Protostellar Outflows at the EarliesT Stages (POETS) VI. Evidence of disk-wind in G11.92-0.61 MM1

Abstract

Magnetohydrodynamic disk-winds play a key role in the formation of massive stars by providing the fine-tuning between accretion and ejection, where excess angular momentum is redirected away from the disk, allowing further mass growth. However, only a limited number of disk-wind sources have been detected to date. To better constrain the exact mechanism of this phenomenon, expanding the sample is critical. We performed an analysis of the disk-wind candidate G11.92-0.61 MM1 by estimating the physical parameters of the system and constraining the wind-launching mechanism.
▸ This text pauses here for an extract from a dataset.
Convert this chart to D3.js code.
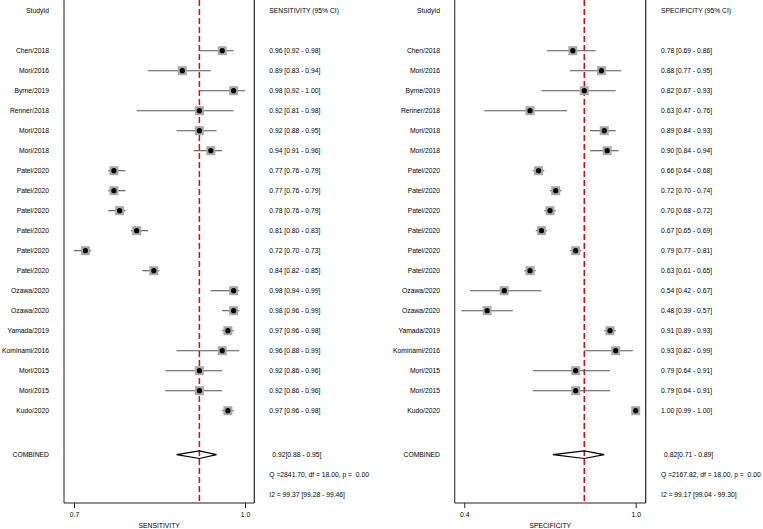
<!DOCTYPE html>
<html><head><meta charset="utf-8">
<script src="https://cdn.jsdelivr.net/npm/d3@7"></script>
<style>
body{margin:0;background:#fff;}
svg text{font-family:"Liberation Sans",Arial,sans-serif;fill:#000;white-space:pre;}
</style></head>
<body><svg id="c" width="763" height="529"></svg>
<script>
const studies = ["Chen/2018","Mori/2016","Byrne/2019","Renner/2018","Mori/2018","Mori/2018","Patel/2020","Patel/2020","Patel/2020","Patel/2020","Patel/2020","Patel/2020","Ozawa/2020","Ozawa/2020","Yamada/2019","Kominami/2016","Mori/2015","Mori/2015","Kudo/2020"];
const sensEst = [0.96,0.89,0.98,0.92,0.92,0.94,0.77,0.77,0.78,0.81,0.72,0.84,0.98,0.98,0.97,0.96,0.92,0.92,0.97];
const sensLo  = [0.92,0.83,0.92,0.81,0.88,0.91,0.76,0.76,0.76,0.80,0.70,0.82,0.94,0.96,0.96,0.88,0.86,0.86,0.96];
const sensHi  = [0.98,0.94,1.00,0.98,0.95,0.96,0.79,0.79,0.79,0.83,0.73,0.85,0.99,0.99,0.98,0.99,0.96,0.96,0.98];
const specEst = [0.78,0.88,0.82,0.63,0.89,0.90,0.66,0.72,0.70,0.67,0.79,0.63,0.54,0.48,0.91,0.93,0.79,0.79,1.00];
const specLo  = [0.69,0.77,0.67,0.47,0.84,0.84,0.64,0.70,0.68,0.65,0.77,0.61,0.42,0.39,0.89,0.82,0.64,0.64,0.99];
const specHi  = [0.86,0.95,0.93,0.76,0.93,0.94,0.68,0.74,0.72,0.69,0.81,0.65,0.67,0.57,0.93,0.99,0.91,0.91,1.00];
const sensCombined = [0.92,0.88,0.95];
const specCombined = [0.82,0.71,0.89];
const sensStats = ["Q =2841.70, df = 18.00, p =  0.00","I2 = 99.37 [99.28 - 99.46]"];
const specStats = ["Q =2167.82, df = 18.00, p =  0.00","I2 = 99.17 [99.04 - 99.30]"];
const sensTicks = [0.7,1.0];
const specTicks = [0.4,1.0];

const svg = d3.select("#c");
const y = d3.scaleLinear().domain([0,18]).range([50.7,410.7]);
const fmt = d3.format(".2f");

function panel(opt){
  const g = svg.append("g");
  const x = d3.scaleLinear().domain(opt.domain).range(opt.range);
  const fs = 6.75;
  // header
  g.append("text").attr("x",opt.labelX).attr("y",y(-2)).attr("dy","0.35em").attr("text-anchor","end").attr("font-size",fs).text("StudyId");
  g.append("text").attr("x",opt.valX).attr("y",y(-2)).attr("dy","0.35em").attr("font-size",fs).text(opt.title+" (95% CI)");
  // frame
  g.append("line").attr("x1",opt.frame[0]).attr("x2",opt.frame[0]).attr("y1",0).attr("y2",503).attr("stroke","#444").attr("stroke-width",1.2);
  g.append("line").attr("x1",opt.frame[1]).attr("x2",opt.frame[1]).attr("y1",0).attr("y2",503).attr("stroke","#222").attr("stroke-width",1.2);
  g.append("line").attr("x1",opt.frame[0]).attr("x2",opt.frame[1]).attr("y1",503).attr("y2",503).attr("stroke","#222").attr("stroke-width",1.2);
  // axis
  const ax = g.append("g").attr("transform","translate(0,503)")
    .call(d3.axisBottom(x).tickValues(opt.ticks).tickFormat(d3.format(".1f")).tickSize(5).tickPadding(4));
  ax.select(".domain").remove();
  ax.selectAll(".tick line").attr("stroke","#222");
  ax.selectAll("text").attr("font-size",fs).attr("font-family","Liberation Sans, Arial, sans-serif").attr("fill","#000");
  g.append("text").attr("x",(opt.frame[0]+opt.frame[1])/2).attr("y",527.5).attr("text-anchor","middle").attr("font-size",fs).text(opt.title);
  // red line
  g.append("line").attr("x1",x(opt.comb[0])).attr("x2",x(opt.comb[0])).attr("y1",0).attr("y2",503)
    .attr("stroke","#d01010").attr("stroke-width",1.5).attr("stroke-dasharray","6,3");
  // rows
  const rows = studies.map((s,i)=>({s,i,e:opt.est[i],lo:opt.lo[i],hi:opt.hi[i]}));
  g.selectAll(".lab").data(rows).join("text").attr("x",opt.labelX).attr("y",d=>y(d.i)).attr("dy","0.35em")
    .attr("text-anchor","end").attr("font-size",fs).text(d=>d.s);
  g.selectAll(".val").data(rows).join("text").attr("x",opt.valX).attr("y",d=>y(d.i)).attr("dy","0.35em")
    .attr("font-size",fs).text(d=>`${fmt(d.e)} [${fmt(d.lo)} - ${fmt(d.hi)}]`);
  g.selectAll(".ci").data(rows).join("line").attr("x1",d=>x(d.lo)).attr("x2",d=>x(d.hi))
    .attr("y1",d=>y(d.i)).attr("y2",d=>y(d.i)).attr("stroke","#555").attr("stroke-width",1.1);
  g.selectAll(".box").data(rows).join("rect").attr("x",d=>x(d.e)-4.5).attr("y",d=>y(d.i)-4.5)
    .attr("width",9).attr("height",9).attr("fill","#a9a9a9");
  g.selectAll(".dot").data(rows).join("circle").attr("cx",d=>x(d.e)).attr("cy",d=>y(d.i)).attr("r",2.6).attr("fill","#000");
  // combined
  const cy = y(20.2);
  g.append("text").attr("x",opt.labelX).attr("y",cy).attr("dy","0.35em").attr("text-anchor","end").attr("font-size",fs).text("COMBINED");
  const c = opt.comb, h = 3.8;
  g.append("path").attr("d",`M${x(c[1])},${cy}L${x(c[0])},${cy-h}L${x(c[2])},${cy}L${x(c[0])},${cy+h}Z`)
    .attr("fill","none").attr("stroke","#000").attr("stroke-width",1.2);
  g.append("text").attr("x",opt.valX+3).attr("y",cy).attr("dy","0.35em").attr("font-size",fs)
    .text(`${fmt(c[0])}[${fmt(c[1])} - ${fmt(c[2])}]`);
  g.append("text").attr("x",opt.valX).attr("y",y(21.2)).attr("dy","0.35em").attr("font-size",fs).text(opt.stats[0]);
  g.append("text").attr("x",opt.valX).attr("y",y(22.2)).attr("dy","0.35em").attr("font-size",fs).text(opt.stats[1]);
}

panel({domain:[0.7,1.0],range:[74,245],frame:[64,254.3],ticks:sensTicks,labelX:49,valX:269.3,title:"SENSITIVITY",
  est:sensEst,lo:sensLo,hi:sensHi,comb:sensCombined,stats:sensStats});
panel({domain:[0.4,1.0],range:[464.3,635.7],frame:[454.7,645.7],ticks:specTicks,labelX:440,valX:661,title:"SPECIFICITY",
  est:specEst,lo:specLo,hi:specHi,comb:specCombined,stats:specStats});
</script></body></html>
Atacama Large Millimeter/submillimeter Array (ALMA) Band 6 observations were conducted in September 2021 with ALMA's longest baselines, which provided a synthesised beam of 30 mas. We obtained high-resolution images of the CH3CN (v8=1 and v=0), CH3OH, SO2, and SO molecular lines, and the 1.3 mm continuum. Our molecular data allowed us to refine the parameters of the disk-outflow system in MM1. The rotating disk is resolved into two regions with distinct kinematics: the inner region (<300 au) is traced by high-velocity emission of high-excitation CH3CN lines and shows a Keplerian rotation; the outer region (>300 au), traced by mid-velocity CH3CN emission, rotates in a sub-Keplerian regime. The central source is estimated to be 20 M, which is about half the mass estimated in previous lower-resolution studies. A strong collimated outflow is traced by SO and SO2 emission up to 3400 au around MM1a. The SO and SO2 emissions show a rotation-dominated velocity pattern, a constant specific angular momentum, and a Keplerian profile that suggests a magneto-centrifugal disk-wind origin with launching radii of 50-100 au. G11.92-0.61 MM1 appears to be one of the clearest cases of molecular line-traced disk-winds detected around massive protostars.